When Priorities Keep Changing, What Really Breaks Isn’t Results, it’s Purpose



Most people don’t get frustrated at work because things change. Change is normal. Markets shift. New ideas come up. Plans evolve. Most employees understand that flexibility is part of the job.

What wears people down is when priorities keep changing, and nothing ever feels finished or fully committed to.

At first, teams adjust. They always do. They reshuffle their to-do lists, update their plans, and keep moving. But over time, things start to slip.

The Moment Work Starts to Feel Temporary

There’s a quiet moment that many employees recognize.

You’re working on something important. Then it changes. Then it changes again. Eventually, you catch yourself thinking: “I’ll do this, but I won’t get too attached.”

That’s when work stops feeling meaningful and starts feeling provisional.

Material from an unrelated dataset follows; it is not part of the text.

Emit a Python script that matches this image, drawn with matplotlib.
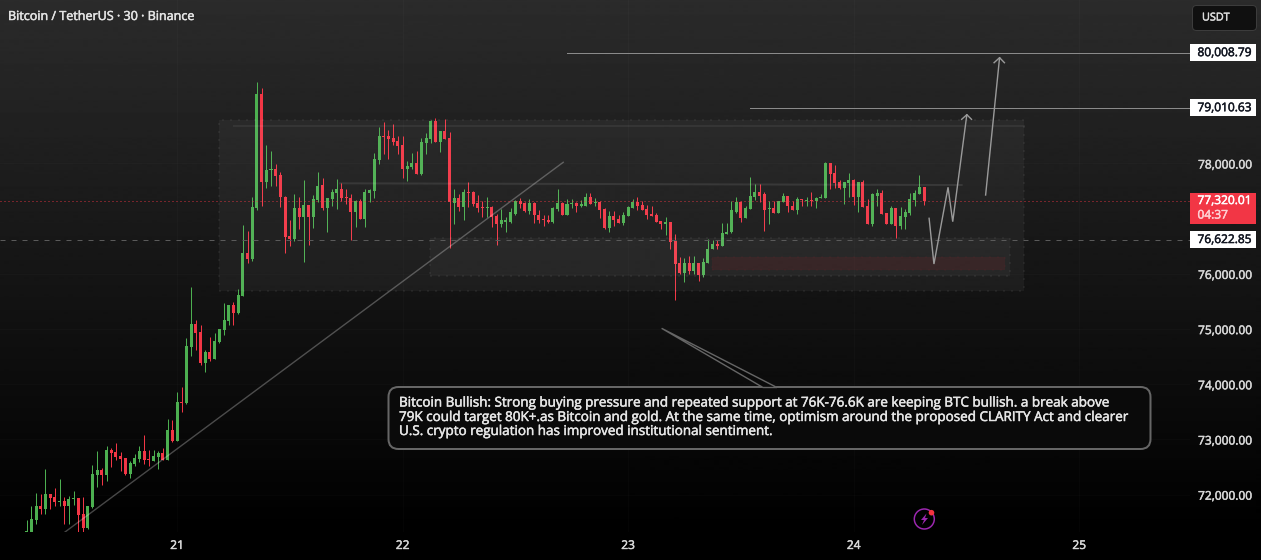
import numpy as np
import matplotlib
matplotlib.use("Agg")
import matplotlib.pyplot as plt
import matplotlib.patheffects as pe
from matplotlib.patches import Rectangle, FancyBboxPatch, Polygon, Circle

plt.rcParams['font.family'] = ['Open Sans', 'DejaVu Sans']

# ---------- data ----------
first_bar = -32   # bars counted from the start of day 21 (30-minute bars)
opens = [71319, 71229, 71549, 71803, 71748, 72020, 71966, 71863, 71893, 71803, 71929, 71948, 71658, 71404, 71784, 72364,
         72455, 72364, 72817, 72781, 72709, 72672, 72382, 72564, 72654, 72799, 72654, 72618, 72690, 72763, 72636, 73180,
         72980, 73687, 73669, 74684, 75100, 74955, 74394, 74593, 74466, 74774,
         74992, 75155, 75445, 75300, 75608, 76387, 76278, 77202, 79250, 77673,
         77891, 77909, 77800, 77402, 76695, 76641, 77202, 77039, 77257, 77039,
         77347, 77602, 77185, 77348, 77457, 77547, 77384, 77366, 77113, 77312,
         76986, 77457, 77493, 78055, 78490, 78490, 78453, 78399, 78327, 77892,
         77928, 78000, 77801, 78363, 78435, 78761, 78381, 78580, 78453, 77276,
         77366, 77203, 77475, 77475, 77276, 77203, 77185, 77203, 77040, 76895,
         76949, 76949, 77094, 77312, 77276, 77131, 77276, 77076, 76986, 76968,
         76949, 77167, 77276, 77058, 77258, 77276, 77221, 77239, 77402, 77276,
         77294, 77167, 76823, 77040, 76986, 76913, 77040, 77185, 77294, 77257,
         77167, 77094, 77058, 76967, 76895, 76949, 76587, 76206, 76025, 76206,
         76061, 76206, 75971, 76206, 76442, 76533, 76514, 76714, 76750, 77130,
         77294, 77004, 77167, 77402, 77475, 77439, 77167, 77185, 77112, 77294,
         77420, 77239, 77149, 77348, 77312, 77330, 77312, 77366, 77366, 78000,
         77819, 77656, 77565, 77638, 77710, 77402, 77656, 77221, 76895, 77420,
         77457, 77112, 76895, 77185, 76859, 77022, 77112, 77330, 77439, 77583]
highs = [71543, 71797, 72032, 72020, 72473, 72020, 72129, 72292, 71966, 71984, 72074, 71948, 71966, 71803, 72546, 72799,
         72491, 72890, 72854, 72944, 72781, 72672, 72618, 72745, 72890, 73089, 72817, 72817, 72799, 72854, 73379, 73361,
         73868, 73959, 74847, 75771, 75173, 75082, 74629, 74865, 74937, 75010,
         75481, 75445, 75499, 75735, 76894, 76786, 77402, 79485, 79359, 78344,
         78235, 77982, 77837, 77420, 76985, 77456, 77384, 77692, 77257, 77438,
         77855, 77729, 77366, 77547, 77711, 77638, 77529, 77439, 77330, 77348,
         77529, 77529, 78182, 78653, 78743, 78598, 78707, 78490, 78490, 78037,
         78182, 78218, 78453, 78544, 78780, 78816, 78580, 78798, 78562, 77547,
         77439, 77547, 77656, 77493, 77421, 77312, 77384, 77239, 77094, 77167,
         77022, 77185, 77330, 77366, 77294, 77348, 77294, 77149, 77076, 77076,
         77203, 77529, 77294, 77348, 77348, 77294, 77330, 77457, 77457, 77366,
         77312, 77185, 77131, 77131, 77076, 77113, 77239, 77348, 77384, 77312,
         77257, 77221, 77112, 76967, 77022, 76949, 76714, 76315, 76279, 76333,
         76333, 76206, 76279, 76641, 76623, 76623, 76913, 76913, 77312, 77384,
         77312, 77239, 77747, 77620, 77620, 77475, 77312, 77312, 77312, 77457,
         77420, 77312, 77402, 77348, 77402, 77475, 77402, 77439, 78036, 78018,
         77964, 77710, 77656, 77819, 77728, 77656, 77692, 77348, 77457, 77529,
         77511, 77112, 77239, 77185, 77203, 77167, 77457, 77511, 77783, 77583]
lows = [71313, 71199, 71476, 71658, 71658, 71748, 71803, 71803, 71476, 71476, 71821, 71229, 71331, 71386, 71766, 72147,
        72183, 72256, 72509, 72636, 72437, 72364, 72310, 72527, 72600, 72564, 72527, 72618, 72473, 72636, 72636, 72962,
        72980, 73506, 73651, 74521, 74629, 74358, 74231, 74430, 74466, 74756,
        74901, 75082, 75082, 75282, 75608, 76194, 76242, 77166, 77239, 77565,
        77601, 77601, 77220, 76387, 76514, 76604, 76822, 76224, 76532, 76840,
        77311, 77149, 76768, 77221, 77167, 77312, 77258, 76623, 76841, 76986,
        76841, 77294, 77366, 77982, 78164, 78073, 78327, 78164, 77729, 77674,
        77892, 77801, 77783, 78164, 78363, 78381, 78200, 78435, 76478, 76895,
        77131, 76968, 77203, 77239, 77113, 77022, 77022, 76841, 76515, 76841,
        76750, 76931, 77058, 77185, 77113, 77094, 76931, 76913, 76859, 76913,
        76931, 77131, 77058, 77058, 77185, 77113, 77203, 77239, 77258, 77239,
        77004, 76805, 76750, 76859, 76913, 76877, 77040, 77185, 77149, 77149,
        76986, 77040, 76949, 76822, 76696, 76460, 75518, 76007, 75862, 76007,
        76007, 75880, 75935, 76206, 76442, 76442, 76514, 76714, 76732, 77112,
        76949, 77004, 77167, 77330, 77294, 76786, 76895, 77112, 77112, 77294,
        77130, 77149, 77094, 77239, 77239, 77239, 77185, 77366, 77366, 77529,
        77565, 77547, 77275, 77384, 77257, 77130, 77203, 76895, 76859, 77221,
        77094, 76895, 76895, 76659, 76822, 76822, 77058, 77221, 77439, 77257]
closes = [71331, 71567, 71803, 71748, 72020, 71948, 71863, 71893, 71803, 71929, 71948, 71640, 71404, 71803, 72382, 72455,
          72364, 72817, 72763, 72690, 72654, 72382, 72582, 72672, 72799, 72636, 72636, 72709, 72763, 72636, 73180, 72980,
          73687, 73669, 74702, 75100, 74937, 74394, 74593, 74466, 74792, 75010,
          75173, 75445, 75300, 75626, 76387, 76278, 77220, 79250, 77673, 77891,
          77909, 77782, 77384, 76677, 76641, 77202, 77039, 77257, 77039, 77365,
          77601, 77185, 77366, 77475, 77547, 77366, 77366, 77113, 77312, 76986,
          77475, 77511, 78073, 78490, 78472, 78435, 78381, 78308, 77892, 77946,
          78000, 77801, 78381, 78453, 78761, 78381, 78580, 78435, 77294, 77366,
          77203, 77475, 77457, 77258, 77185, 77185, 77203, 77022, 76895, 76968,
          76968, 77113, 77312, 77258, 77131, 77276, 77058, 76968, 76968, 76949,
          77185, 77276, 77058, 77258, 77276, 77221, 77258, 77402, 77258, 77294,
          77149, 76823, 77040, 76968, 76913, 77058, 77203, 77294, 77239, 77149,
          77076, 77040, 76949, 76895, 76949, 76569, 76188, 76025, 76206, 76061,
          76206, 75971, 76224, 76460, 76533, 76514, 76732, 76768, 77149, 77294,
          77004, 77185, 77420, 77475, 77420, 77149, 77185, 77112, 77312, 77420,
          77221, 77149, 77348, 77330, 77330, 77312, 77366, 77384, 78000, 77801,
          77638, 77565, 77656, 77710, 77402, 77656, 77203, 76895, 77439, 77457,
          77094, 76895, 77185, 76859, 77040, 77130, 77348, 77457, 77583, 77320]

day_bars = [0, 48, 96, 144, 192]
day_labels = ['21', '22', '23', '24', '25']
price_ticks = [78000, 76000, 75000, 74000, 73000, 72000]
target_hi = 80008.79
target_lo = 79010.63
last_price = 77320.01
support = 76622.85
countdown = '04:37'
title = 'Bitcoin / TetherUS · 30 · Binance'
note_lines = ['Bitcoin Bullish: Strong buying pressure and repeated support at 76K-76.6K are keeping BTC bullish. a break above',
              '79K could target 80K+.as Bitcoin and gold. At the same time, optimism around the proposed CLARITY Act and clearer',
              'U.S. crypto regulation has improved institutional sentiment.']

GREEN = '#4caf50'
RED = '#f23645'
W, H = 1261, 560
PANE_R, PANE_B = 1190, 532
px = 0.72  # one pixel in points at dpi 100


def heavier(color, amount=0.35):
    return [pe.withStroke(linewidth=amount, foreground=color)]


# ---------- figure ----------
fig = plt.figure(figsize=(W / 100, H / 100), dpi=100, facecolor='black')

bg = fig.add_axes([0, 0, 1, 1], zorder=0)
bg.axis('off')
shade = np.clip(43 * (1 - np.linspace(0, 560, 561) / PANE_B), 0, 43)[:, None] / 255
bg.imshow(shade, cmap='gray', vmin=0, vmax=1, aspect='auto', extent=[0, W, H, 0])

ax = fig.add_axes([0, 1 - PANE_B / H, PANE_R / W, PANE_B / H], zorder=1)
ax.patch.set_alpha(0)
ax.set_xlim(-37.68, 215.6)
ax.set_ylim(71324, 80962)
for s in ax.spines.values():
    s.set_visible(False)

# ---------- axes ticks ----------
ax.set_xticks(day_bars, day_labels)
ax.yaxis.tick_right()
ax.set_yticks(price_ticks, [f'{v:,.2f}' for v in price_ticks])
ax.tick_params(axis='x', length=0, pad=5, labelsize=8.6, labelcolor='#d8d8d8')
ax.tick_params(axis='y', length=0, pad=5.8, labelsize=8.6, labelcolor='#d8d8d8')
for lab in ax.get_xticklabels() + ax.get_yticklabels():
    lab.set_path_effects(heavier('#d8d8d8'))
ax.grid(True, color='white', alpha=0.018, lw=px)
ax.set_axisbelow(True)

# ---------- candles ----------
bars = np.arange(first_bar, first_bar + len(opens))
o, h, l, c = map(np.array, (opens, highs, lows, closes))
cols = [GREEN if ci >= oi else RED for oi, ci in zip(o, c)]
wicks = ax.vlines(bars, l, h, colors=cols, linewidth=px, zorder=2)
wicks.set_snap(True)
ax.bar(bars, np.maximum(np.abs(c - o), 18), bottom=np.minimum(o, c), width=0.64,
       color=cols, linewidth=0, zorder=2.1)


# ---------- zones ----------
def zone(x0, x1, y0, y1, face, edge):
    ax.add_patch(Rectangle((x0, y0), x1 - x0, y1 - y0, facecolor=face, edgecolor=edge,
                           linewidth=2 * px, linestyle=(0, (1, 3)), zorder=3))


zone(8.94, 180.2, 75699, 78779, (1, 1, 1, 0.045), (1, 1, 1, 0.05))
zone(53.85, 177.3, 75967, 76650, (1, 1, 1, 0.04), (1, 1, 1, 0.05))
zone(113.9, 176.2, 76071, 76312, (0.78, 0.12, 0.16, 0.11), (0.78, 0.12, 0.16, 0.05))

ax.plot([12.13, 180.2], [78688, 78688], color='white', alpha=0.06, lw=2 * px, zorder=3)
ax.plot([34.7, 167], [77641, 77610], color='white', alpha=0.09, lw=2 * px, zorder=3)

# ---------- levels and trend ----------
ax.plot([-23.84, 82.2], [71324, 78022], color='white', alpha=0.27, lw=1.4 * px, zorder=4)
ax.plot([83, 215.6], [target_hi, target_hi], color='#8a8a8a', lw=px, zorder=4)
ax.plot([122, 215.6], [target_lo, target_lo], color='#8a8a8a', lw=px, zorder=4)
ax.axhline(last_price, color=RED, lw=px, ls=(0, (1, 3)), alpha=0.85, zorder=4)
ax.axhline(support, color='#5a5a5a', lw=px, ls=(0, (5, 6)), zorder=4)

# ---------- forecast path (bar index, price) ----------
path_x = [160.07, 161.1, 164.1, 165.1, 168.1]
path_y = [77007, 76179, 77569, 76946, 78884]
ax.plot(path_x, path_y, color='#9a9a9a', lw=1.4 * px, zorder=4, solid_joinstyle='miter')
ax.plot([167, 168.1, 169.1], [78800, 78884, 78800], color='#9a9a9a', lw=1.4 * px, zorder=4)
ax.plot([172.1, 175.07], [77429, 79917], color='#9a9a9a', lw=1.4 * px, zorder=4)
ax.plot([173.9, 175.07, 176.1], [79826, 79917, 79826], color='#9a9a9a', lw=1.4 * px, zorder=4)

# ---------- overlay in pixels ----------
ov = fig.add_axes([0, 0, 1, 1], zorder=2)
ov.axis('off')
ov.patch.set_alpha(0)
ov.set_xlim(0, W)
ov.set_ylim(H, 0)


def py(p):
    return 163.5 + (78000 - p) * 0.0552


ov.text(8, 16.5, title, color='#e4e4e4', fontsize=9.04, va='center', ha='left',
        path_effects=heavier('#e4e4e4'))

# USDT button
ov.add_patch(FancyBboxPatch((1192.5, 5.5), 64, 25, boxstyle='round,pad=0,rounding_size=4',
                            facecolor='#101010', edgecolor='#3c3c3c', lw=px))
ov.text(1202, 18, 'USDT', color='#dcdcdc', fontsize=7.8, va='center', ha='left', path_effects=heavier('#dcdcdc'))

# price labels
for val in (target_hi, target_lo, support):
    yc = py(val)
    ov.add_patch(Rectangle((1190, yc - 8.5), 66, 17, facecolor='white', edgecolor='none'))
    ov.text(1197.5, yc, f'{val:,.2f}', color='#131722', fontsize=8.6, va='center', ha='left',
            path_effects=heavier('#131722'))

yc = py(last_price)
ov.add_patch(Rectangle((1190, yc - 8), 66, 30.5, facecolor=RED, edgecolor='none'))
ov.text(1197.5, yc - 0.5, f'{last_price:,.2f}', color='white', fontsize=8.6, va='center', ha='left',
        path_effects=heavier('white'))
ov.text(1197.5, yc + 14, countdown, color='#ffd0d4', fontsize=8.6, va='center', ha='left',
        path_effects=heavier('#ffd0d4'))

# callout
ov.add_patch(FancyBboxPatch((388.5, 387), 762, 62, boxstyle='round,pad=0,rounding_size=10',
                            facecolor='#0a0a0a', edgecolor='#666666', lw=2 * px, zorder=5))
ov.add_patch(Polygon([(763, 387.5), (661.6, 328.3), (777, 387.5)], closed=True,
                     facecolor='#0a0a0a', edgecolor='#666666', lw=1.4 * px, zorder=6))
for text_y, line in zip((403, 417.5, 431.5), note_lines):
    ov.text(399, text_y, line, color='#e6e6e6', fontsize=9.7, va='center', ha='left', zorder=7,
            path_effects=heavier('#e6e6e6'))

# lightning badge
ov.add_patch(Circle((924.3, 519), 10, facecolor='none', edgecolor='#9c27b0', lw=1.5 * px))
ov.add_patch(Polygon([(926.5, 513.5), (921, 520), (924, 520), (922, 525), (928, 518), (925, 518)],
                     closed=True, facecolor='#9c27b0', edgecolor='none'))
ov.add_patch(Circle((931.5, 512.7), 2.8, facecolor='#f5333f', edgecolor='none'))

fig.savefig('out.png', dpi=100, facecolor='black')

People still show up. They still deliver. But they stop bringing their best ideas, their full judgment, and their energy for making things better, because experience has taught them it might not matter next week.

This isn’t laziness. It’s self-preservation.

Staying Busy Isn’t the Same as Making Progress

When priorities change often, workdays fill up fast.

New requests. Updated plans. “Quick pivots.” More meetings to realign. It can feel like everything is urgent all the time.

From the outside, it looks productive.

From the inside, it feels exhausting.

Teams are moving, but they’re not sure where they’re headed. Nothing stays in focus long enough to build momentum, and that constant resetting takes a real toll.

Changing Priorities Without Losing People

The issue isn’t changing direction. Most people can handle change.

The issue is how often it happens and how it’s handled.

A few things make a big difference for teams:

  • Be clear about what actually matters right now. Fewer priorities help people focus.
  • Say what’s no longer a priority. Closure matters more than we think.
  • Explain the why. Context builds trust, even when people don’t love the decision.
  • Don’t treat everything as urgent. Constant urgency is exhausting.

Respect people’s effort. Acknowledge what was invested, even if plans change.

These things don’t eliminate frustration, but they prevent it from turning into apathy.

The Bigger Risk Isn’t Burnout — It’s Disconnection

Teams can recover from missed goals and bad quarters.

What’s harder to recover from is the slow loss of belief that the work has direction and meaning.

When that happens, people don’t usually quit right away. They disengage first. And disengagement is harder to see—and harder to fix.

So when priorities change, the question isn’t just “What should we do now?”

It’s also: “What will this feel like for the people doing the work?”

Because when priorities keep changing, what really breaks isn’t results.

It’s purpose. It’s energy.

It’s the feeling that the work is worth fully caring about.